*Set exercise*
Repeat exactly the lines from the start through the line with "function seg(a, b)", both ends included.

*Collected data*
#####

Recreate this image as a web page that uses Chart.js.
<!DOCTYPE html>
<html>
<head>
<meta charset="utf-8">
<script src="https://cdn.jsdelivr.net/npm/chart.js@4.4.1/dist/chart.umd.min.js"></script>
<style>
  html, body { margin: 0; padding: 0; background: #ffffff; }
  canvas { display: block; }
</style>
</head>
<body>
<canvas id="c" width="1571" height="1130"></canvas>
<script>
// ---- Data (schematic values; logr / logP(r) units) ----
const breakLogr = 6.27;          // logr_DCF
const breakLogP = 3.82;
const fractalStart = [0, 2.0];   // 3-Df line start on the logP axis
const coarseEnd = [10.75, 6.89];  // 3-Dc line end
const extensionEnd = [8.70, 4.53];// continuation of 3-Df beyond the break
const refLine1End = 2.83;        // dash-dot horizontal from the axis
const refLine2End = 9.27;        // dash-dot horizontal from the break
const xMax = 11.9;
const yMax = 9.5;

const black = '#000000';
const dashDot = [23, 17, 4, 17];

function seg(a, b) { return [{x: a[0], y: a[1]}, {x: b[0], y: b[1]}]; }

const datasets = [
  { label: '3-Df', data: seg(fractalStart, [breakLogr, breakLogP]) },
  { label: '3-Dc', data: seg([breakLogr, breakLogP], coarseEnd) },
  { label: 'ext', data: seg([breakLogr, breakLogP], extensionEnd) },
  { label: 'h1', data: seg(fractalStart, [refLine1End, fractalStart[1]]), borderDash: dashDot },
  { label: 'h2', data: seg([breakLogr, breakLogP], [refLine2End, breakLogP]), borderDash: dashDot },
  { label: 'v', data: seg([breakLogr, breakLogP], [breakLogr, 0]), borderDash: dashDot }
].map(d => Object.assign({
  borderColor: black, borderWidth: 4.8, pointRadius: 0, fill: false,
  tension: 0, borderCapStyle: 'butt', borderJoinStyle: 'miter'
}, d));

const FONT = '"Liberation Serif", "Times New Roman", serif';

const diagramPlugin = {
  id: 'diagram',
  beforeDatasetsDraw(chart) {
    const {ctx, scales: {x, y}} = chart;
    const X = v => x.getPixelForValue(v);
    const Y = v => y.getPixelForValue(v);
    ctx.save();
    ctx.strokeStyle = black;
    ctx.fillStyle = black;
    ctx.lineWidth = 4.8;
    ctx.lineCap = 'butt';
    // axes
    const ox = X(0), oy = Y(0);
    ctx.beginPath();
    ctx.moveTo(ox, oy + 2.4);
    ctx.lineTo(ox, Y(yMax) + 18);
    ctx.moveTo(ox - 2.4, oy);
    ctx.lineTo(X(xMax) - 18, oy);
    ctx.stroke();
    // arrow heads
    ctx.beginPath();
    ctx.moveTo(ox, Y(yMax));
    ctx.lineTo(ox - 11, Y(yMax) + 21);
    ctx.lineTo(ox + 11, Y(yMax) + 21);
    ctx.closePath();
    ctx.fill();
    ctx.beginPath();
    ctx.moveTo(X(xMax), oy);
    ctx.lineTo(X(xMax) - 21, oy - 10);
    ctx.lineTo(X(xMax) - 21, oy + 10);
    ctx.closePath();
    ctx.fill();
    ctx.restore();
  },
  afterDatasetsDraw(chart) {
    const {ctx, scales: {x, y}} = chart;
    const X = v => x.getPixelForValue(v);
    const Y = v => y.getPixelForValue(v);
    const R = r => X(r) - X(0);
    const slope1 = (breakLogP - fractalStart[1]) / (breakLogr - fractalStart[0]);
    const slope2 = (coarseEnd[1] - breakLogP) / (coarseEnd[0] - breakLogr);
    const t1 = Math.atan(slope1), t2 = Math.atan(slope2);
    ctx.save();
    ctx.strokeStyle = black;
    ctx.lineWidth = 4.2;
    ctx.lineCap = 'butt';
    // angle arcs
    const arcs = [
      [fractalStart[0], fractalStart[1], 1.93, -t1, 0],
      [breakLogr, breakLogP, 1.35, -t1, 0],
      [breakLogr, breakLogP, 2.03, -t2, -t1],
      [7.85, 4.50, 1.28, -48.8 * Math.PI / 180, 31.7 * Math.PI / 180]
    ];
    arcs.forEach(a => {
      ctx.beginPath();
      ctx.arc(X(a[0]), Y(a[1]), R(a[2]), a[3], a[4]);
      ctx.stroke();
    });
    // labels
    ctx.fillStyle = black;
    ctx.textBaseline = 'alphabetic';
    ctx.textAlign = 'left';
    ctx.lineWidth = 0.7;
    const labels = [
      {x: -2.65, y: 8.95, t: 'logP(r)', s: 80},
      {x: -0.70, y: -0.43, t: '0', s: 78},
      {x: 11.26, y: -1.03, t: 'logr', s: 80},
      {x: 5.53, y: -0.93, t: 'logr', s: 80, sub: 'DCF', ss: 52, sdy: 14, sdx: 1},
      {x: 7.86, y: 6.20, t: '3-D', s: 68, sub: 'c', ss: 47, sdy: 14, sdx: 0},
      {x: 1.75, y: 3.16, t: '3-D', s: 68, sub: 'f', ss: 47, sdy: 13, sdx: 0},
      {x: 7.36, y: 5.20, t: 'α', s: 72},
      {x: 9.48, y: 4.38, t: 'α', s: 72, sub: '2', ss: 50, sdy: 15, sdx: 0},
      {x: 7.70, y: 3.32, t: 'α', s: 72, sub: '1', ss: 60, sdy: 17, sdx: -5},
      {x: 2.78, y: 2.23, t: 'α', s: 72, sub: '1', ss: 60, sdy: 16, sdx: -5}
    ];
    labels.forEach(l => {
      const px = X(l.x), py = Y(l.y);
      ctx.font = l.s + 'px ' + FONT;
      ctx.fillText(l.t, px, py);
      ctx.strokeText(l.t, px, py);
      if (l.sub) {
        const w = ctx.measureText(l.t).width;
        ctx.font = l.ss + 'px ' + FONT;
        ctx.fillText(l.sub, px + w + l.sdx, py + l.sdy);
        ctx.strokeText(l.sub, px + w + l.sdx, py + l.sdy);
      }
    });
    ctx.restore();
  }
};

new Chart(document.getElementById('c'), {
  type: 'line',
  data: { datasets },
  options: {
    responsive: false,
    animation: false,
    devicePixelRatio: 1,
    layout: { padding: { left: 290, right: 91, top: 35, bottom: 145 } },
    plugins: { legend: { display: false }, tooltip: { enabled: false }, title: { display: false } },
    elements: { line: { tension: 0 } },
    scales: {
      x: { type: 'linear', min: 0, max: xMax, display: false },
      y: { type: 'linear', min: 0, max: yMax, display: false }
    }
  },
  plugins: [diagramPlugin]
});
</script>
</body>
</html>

#####

*Written answer*
Recreate this image as a web page that uses Chart.js.
<!DOCTYPE html>
<html>
<head>
<meta charset="utf-8">
<script src="https://cdn.jsdelivr.net/npm/chart.js@4.4.1/dist/chart.umd.min.js"></script>
<style>
  html, body { margin: 0; padding: 0; background: #ffffff; }
  canvas { display: block; }
</style>
</head>
<body>
<canvas id="c" width="1571" height="1130"></canvas>
<script>
// ---- Data (schematic values; logr / logP(r) units) ----
const breakLogr = 6.27;          // logr_DCF
const breakLogP = 3.82;
const fractalStart = [0, 2.0];   // 3-Df line start on the logP axis
const coarseEnd = [10.75, 6.89];  // 3-Dc line end
const extensionEnd = [8.70, 4.53];// continuation of 3-Df beyond the break
const refLine1End = 2.83;        // dash-dot horizontal from the axis
const refLine2End = 9.27;        // dash-dot horizontal from the break
const xMax = 11.9;
const yMax = 9.5;

const black = '#000000';
const dashDot = [23, 17, 4, 17];

function seg(a, b) { return [{x: a[0], y: a[1]}, {x: b[0], y: b[1]}]; }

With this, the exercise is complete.